Incredibilmente alcuni politici hanno provato a chiamare questi luoghi “centri di accoglienza”, ma tutto si respira lì dentro meno che l’accoglienza. E noi ne siamo complici. Il fatto che la mano non sia la nostra non significa che non abbiamo la responsabilità di cosa succede ai migranti in Libia. Il memorandum con la Libia semplicemente deve essere cancellato. E vanno fatti passi in direzione del rispetto dei diritti degli essere umani.
- Nel tuo ruolo di “testimone” hai la responsabilità di raccontare cosa accade in paesi lontani. Quanto pensi che una foto possa ancora scuotere l’opinione pubblica in un’epoca di fake news e di assuefazione alle immagini?

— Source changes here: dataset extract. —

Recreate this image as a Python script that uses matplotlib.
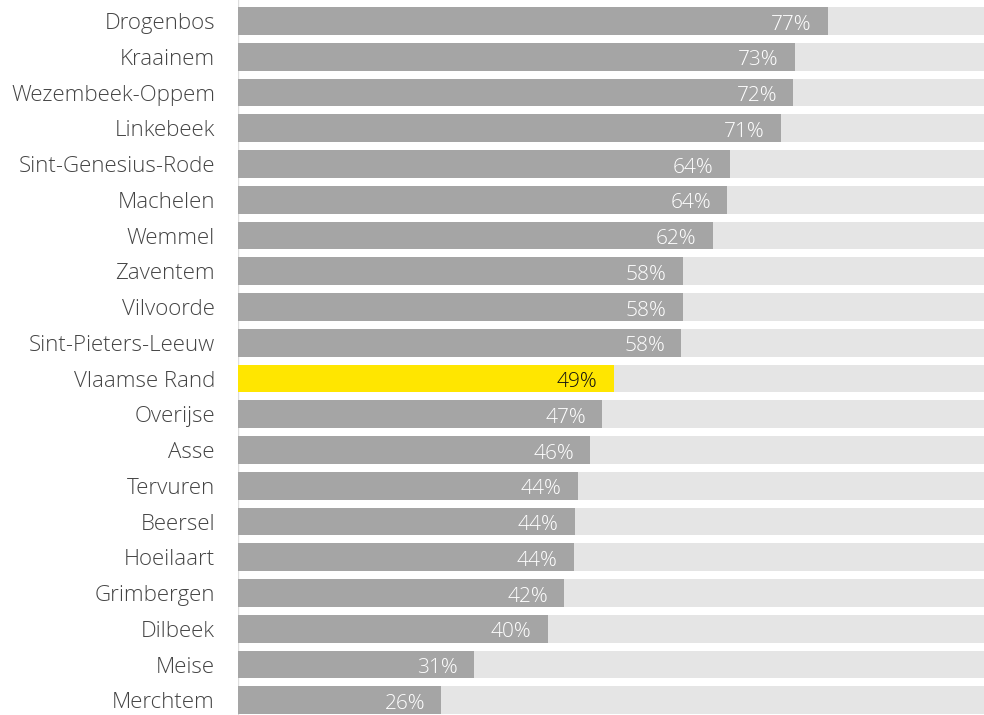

Ci sono troppe notizie non verificate, dovremmo riuscire a riqualificare il giornalismo di qualità. E proprio il giornalismo dovrebbe filtrare notizie e foto in modo che all’utente finale arrivino come un fatto incontestabile. Le foto possono cambiare le opinioni? Assolutamente sì. Non so dirti l’entità di questo cambiamento, ma la foto obbliga ad essere presenti e questo presta meno il fianco a eventuali contestazioni.
- Prossimi progetti?
Continuare a lavorare sull’immigrazione perché è un fenomeno dei nostri tempi, di portata globale. Cercherei di concentrarmi meno sui punti di origine dell’immigrazione ma sui punti di accoglienza e arrivo per documentare come le persone che arrivano in Europa vengono poi integrate. Penso che un ragionamento del genere possa fare luce su eventuali passi da fare in futuro in senso positivo, spero.